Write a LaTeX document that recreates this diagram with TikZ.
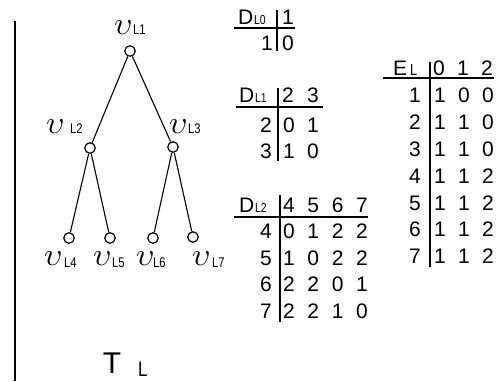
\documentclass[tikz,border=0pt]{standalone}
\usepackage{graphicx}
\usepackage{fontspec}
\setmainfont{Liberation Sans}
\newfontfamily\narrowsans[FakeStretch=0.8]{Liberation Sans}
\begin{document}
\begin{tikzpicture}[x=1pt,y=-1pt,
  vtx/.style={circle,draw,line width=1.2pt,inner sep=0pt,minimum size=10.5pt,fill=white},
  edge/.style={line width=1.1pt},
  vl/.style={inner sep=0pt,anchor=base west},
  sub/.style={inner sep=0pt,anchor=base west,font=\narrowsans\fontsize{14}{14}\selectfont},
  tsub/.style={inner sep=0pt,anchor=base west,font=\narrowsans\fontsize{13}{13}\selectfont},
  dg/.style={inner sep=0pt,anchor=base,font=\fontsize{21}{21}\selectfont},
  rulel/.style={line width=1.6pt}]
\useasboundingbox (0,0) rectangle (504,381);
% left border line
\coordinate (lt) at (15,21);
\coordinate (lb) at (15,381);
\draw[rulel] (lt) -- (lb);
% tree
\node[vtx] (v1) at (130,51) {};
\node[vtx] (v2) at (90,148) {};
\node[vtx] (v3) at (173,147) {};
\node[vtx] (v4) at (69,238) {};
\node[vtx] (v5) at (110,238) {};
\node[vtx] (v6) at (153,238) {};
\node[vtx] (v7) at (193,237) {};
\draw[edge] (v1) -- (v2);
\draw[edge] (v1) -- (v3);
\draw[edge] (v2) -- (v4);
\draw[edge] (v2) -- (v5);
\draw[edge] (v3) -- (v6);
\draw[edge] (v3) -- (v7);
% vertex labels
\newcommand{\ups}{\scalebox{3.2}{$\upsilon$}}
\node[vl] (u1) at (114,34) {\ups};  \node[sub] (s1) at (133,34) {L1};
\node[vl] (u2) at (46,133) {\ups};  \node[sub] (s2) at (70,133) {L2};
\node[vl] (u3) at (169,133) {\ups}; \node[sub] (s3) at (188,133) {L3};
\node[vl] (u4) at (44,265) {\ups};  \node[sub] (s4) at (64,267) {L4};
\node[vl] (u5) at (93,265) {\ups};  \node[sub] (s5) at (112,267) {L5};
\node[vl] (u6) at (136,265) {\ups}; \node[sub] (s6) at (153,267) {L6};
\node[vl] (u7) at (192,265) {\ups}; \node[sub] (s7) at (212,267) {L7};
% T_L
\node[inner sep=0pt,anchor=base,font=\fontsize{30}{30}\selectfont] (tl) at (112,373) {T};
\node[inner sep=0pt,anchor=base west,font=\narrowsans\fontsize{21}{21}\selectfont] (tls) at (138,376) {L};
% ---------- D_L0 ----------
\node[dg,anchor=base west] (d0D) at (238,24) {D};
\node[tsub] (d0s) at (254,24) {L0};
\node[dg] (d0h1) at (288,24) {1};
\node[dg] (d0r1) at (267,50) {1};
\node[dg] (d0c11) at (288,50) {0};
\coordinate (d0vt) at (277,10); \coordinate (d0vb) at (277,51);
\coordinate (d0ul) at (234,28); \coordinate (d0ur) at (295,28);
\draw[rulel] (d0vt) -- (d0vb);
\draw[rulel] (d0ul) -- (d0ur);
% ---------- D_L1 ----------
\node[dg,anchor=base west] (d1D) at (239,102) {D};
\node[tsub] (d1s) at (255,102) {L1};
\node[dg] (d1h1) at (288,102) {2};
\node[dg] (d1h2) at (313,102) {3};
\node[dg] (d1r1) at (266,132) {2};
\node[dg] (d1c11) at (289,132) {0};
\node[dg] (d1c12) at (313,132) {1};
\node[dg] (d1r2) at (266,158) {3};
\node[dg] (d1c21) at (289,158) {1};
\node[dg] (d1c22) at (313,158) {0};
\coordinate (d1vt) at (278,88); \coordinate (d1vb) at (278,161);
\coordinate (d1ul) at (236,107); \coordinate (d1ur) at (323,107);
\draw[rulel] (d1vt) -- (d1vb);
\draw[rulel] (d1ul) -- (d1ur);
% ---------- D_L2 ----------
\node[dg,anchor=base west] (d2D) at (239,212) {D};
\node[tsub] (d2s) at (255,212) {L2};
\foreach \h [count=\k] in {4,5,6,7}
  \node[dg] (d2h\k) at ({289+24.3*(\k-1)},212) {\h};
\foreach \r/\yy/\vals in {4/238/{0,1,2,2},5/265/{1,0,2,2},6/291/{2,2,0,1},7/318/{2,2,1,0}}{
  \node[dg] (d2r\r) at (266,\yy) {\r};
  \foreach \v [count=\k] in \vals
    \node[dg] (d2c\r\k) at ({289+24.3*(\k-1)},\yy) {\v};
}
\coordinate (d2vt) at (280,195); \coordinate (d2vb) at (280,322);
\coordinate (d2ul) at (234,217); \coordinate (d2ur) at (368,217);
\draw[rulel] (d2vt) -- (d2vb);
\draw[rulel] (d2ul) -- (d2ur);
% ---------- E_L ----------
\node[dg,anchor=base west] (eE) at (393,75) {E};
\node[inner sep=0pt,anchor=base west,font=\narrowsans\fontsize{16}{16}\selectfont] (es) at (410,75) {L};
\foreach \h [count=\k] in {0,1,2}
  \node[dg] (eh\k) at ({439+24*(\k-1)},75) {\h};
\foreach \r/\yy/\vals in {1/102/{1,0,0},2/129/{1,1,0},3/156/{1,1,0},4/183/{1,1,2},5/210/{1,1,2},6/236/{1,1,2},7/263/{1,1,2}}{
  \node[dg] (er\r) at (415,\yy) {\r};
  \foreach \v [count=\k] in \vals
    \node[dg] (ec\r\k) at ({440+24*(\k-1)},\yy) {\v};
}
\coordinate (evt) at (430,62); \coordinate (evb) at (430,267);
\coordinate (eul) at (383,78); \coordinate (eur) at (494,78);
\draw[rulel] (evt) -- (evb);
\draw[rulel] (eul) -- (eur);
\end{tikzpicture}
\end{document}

-*-*-

Goal: Without the pictures, retype the whole of the material above exactly.

The response:
Write a LaTeX document that recreates this diagram with TikZ.
\documentclass[tikz,border=0pt]{standalone}
\usepackage{graphicx}
\usepackage{fontspec}
\setmainfont{Liberation Sans}
\newfontfamily\narrowsans[FakeStretch=0.8]{Liberation Sans}
\begin{document}
\begin{tikzpicture}[x=1pt,y=-1pt,
  vtx/.style={circle,draw,line width=1.2pt,inner sep=0pt,minimum size=10.5pt,fill=white},
  edge/.style={line width=1.1pt},
  vl/.style={inner sep=0pt,anchor=base west},
  sub/.style={inner sep=0pt,anchor=base west,font=\narrowsans\fontsize{14}{14}\selectfont},
  tsub/.style={inner sep=0pt,anchor=base west,font=\narrowsans\fontsize{13}{13}\selectfont},
  dg/.style={inner sep=0pt,anchor=base,font=\fontsize{21}{21}\selectfont},
  rulel/.style={line width=1.6pt}]
\useasboundingbox (0,0) rectangle (504,381);
% left border line
\coordinate (lt) at (15,21);
\coordinate (lb) at (15,381);
\draw[rulel] (lt) -- (lb);
% tree
\node[vtx] (v1) at (130,51) {};
\node[vtx] (v2) at (90,148) {};
\node[vtx] (v3) at (173,147) {};
\node[vtx] (v4) at (69,238) {};
\node[vtx] (v5) at (110,238) {};
\node[vtx] (v6) at (153,238) {};
\node[vtx] (v7) at (193,237) {};
\draw[edge] (v1) -- (v2);
\draw[edge] (v1) -- (v3);
\draw[edge] (v2) -- (v4);
\draw[edge] (v2) -- (v5);
\draw[edge] (v3) -- (v6);
\draw[edge] (v3) -- (v7);
% vertex labels
\newcommand{\ups}{\scalebox{3.2}{$\upsilon$}}
\node[vl] (u1) at (114,34) {\ups};  \node[sub] (s1) at (133,34) {L1};
\node[vl] (u2) at (46,133) {\ups};  \node[sub] (s2) at (70,133) {L2};
\node[vl] (u3) at (169,133) {\ups}; \node[sub] (s3) at (188,133) {L3};
\node[vl] (u4) at (44,265) {\ups};  \node[sub] (s4) at (64,267) {L4};
\node[vl] (u5) at (93,265) {\ups};  \node[sub] (s5) at (112,267) {L5};
\node[vl] (u6) at (136,265) {\ups}; \node[sub] (s6) at (153,267) {L6};
\node[vl] (u7) at (192,265) {\ups}; \node[sub] (s7) at (212,267) {L7};
% T_L
\node[inner sep=0pt,anchor=base,font=\fontsize{30}{30}\selectfont] (tl) at (112,373) {T};
\node[inner sep=0pt,anchor=base west,font=\narrowsans\fontsize{21}{21}\selectfont] (tls) at (138,376) {L};
% ---------- D_L0 ----------
\node[dg,anchor=base west] (d0D) at (238,24) {D};
\node[tsub] (d0s) at (254,24) {L0};
\node[dg] (d0h1) at (288,24) {1};
\node[dg] (d0r1) at (267,50) {1};
\node[dg] (d0c11) at (288,50) {0};
\coordinate (d0vt) at (277,10); \coordinate (d0vb) at (277,51);
\coordinate (d0ul) at (234,28); \coordinate (d0ur) at (295,28);
\draw[rulel] (d0vt) -- (d0vb);
\draw[rulel] (d0ul) -- (d0ur);
% ---------- D_L1 ----------
\node[dg,anchor=base west] (d1D) at (239,102) {D};
\node[tsub] (d1s) at (255,102) {L1};
\node[dg] (d1h1) at (288,102) {2};
\node[dg] (d1h2) at (313,102) {3};
\node[dg] (d1r1) at (266,132) {2};
\node[dg] (d1c11) at (289,132) {0};
\node[dg] (d1c12) at (313,132) {1};
\node[dg] (d1r2) at (266,158) {3};
\node[dg] (d1c21) at (289,158) {1};
\node[dg] (d1c22) at (313,158) {0};
\coordinate (d1vt) at (278,88); \coordinate (d1vb) at (278,161);
\coordinate (d1ul) at (236,107); \coordinate (d1ur) at (323,107);
\draw[rulel] (d1vt) -- (d1vb);
\draw[rulel] (d1ul) -- (d1ur);
% ---------- D_L2 ----------
\node[dg,anchor=base west] (d2D) at (239,212) {D};
\node[tsub] (d2s) at (255,212) {L2};
\foreach \h [count=\k] in {4,5,6,7}
  \node[dg] (d2h\k) at ({289+24.3*(\k-1)},212) {\h};
\foreach \r/\yy/\vals in {4/238/{0,1,2,2},5/265/{1,0,2,2},6/291/{2,2,0,1},7/318/{2,2,1,0}}{
  \node[dg] (d2r\r) at (266,\yy) {\r};
  \foreach \v [count=\k] in \vals
    \node[dg] (d2c\r\k) at ({289+24.3*(\k-1)},\yy) {\v};
}
\coordinate (d2vt) at (280,195); \coordinate (d2vb) at (280,322);
\coordinate (d2ul) at (234,217); \coordinate (d2ur) at (368,217);
\draw[rulel] (d2vt) -- (d2vb);
\draw[rulel] (d2ul) -- (d2ur);
% ---------- E_L ----------
\node[dg,anchor=base west] (eE) at (393,75) {E};
\node[inner sep=0pt,anchor=base west,font=\narrowsans\fontsize{16}{16}\selectfont] (es) at (410,75) {L};
\foreach \h [count=\k] in {0,1,2}
  \node[dg] (eh\k) at ({439+24*(\k-1)},75) {\h};
\foreach \r/\yy/\vals in {1/102/{1,0,0},2/129/{1,1,0},3/156/{1,1,0},4/183/{1,1,2},5/210/{1,1,2},6/236/{1,1,2},7/263/{1,1,2}}{
  \node[dg] (er\r) at (415,\yy) {\r};
  \foreach \v [count=\k] in \vals
    \node[dg] (ec\r\k) at ({440+24*(\k-1)},\yy) {\v};
}
\coordinate (evt) at (430,62); \coordinate (evb) at (430,267);
\coordinate (eul) at (383,78); \coordinate (eur) at (494,78);
\draw[rulel] (evt) -- (evb);
\draw[rulel] (eul) -- (eur);
\end{tikzpicture}
\end{document}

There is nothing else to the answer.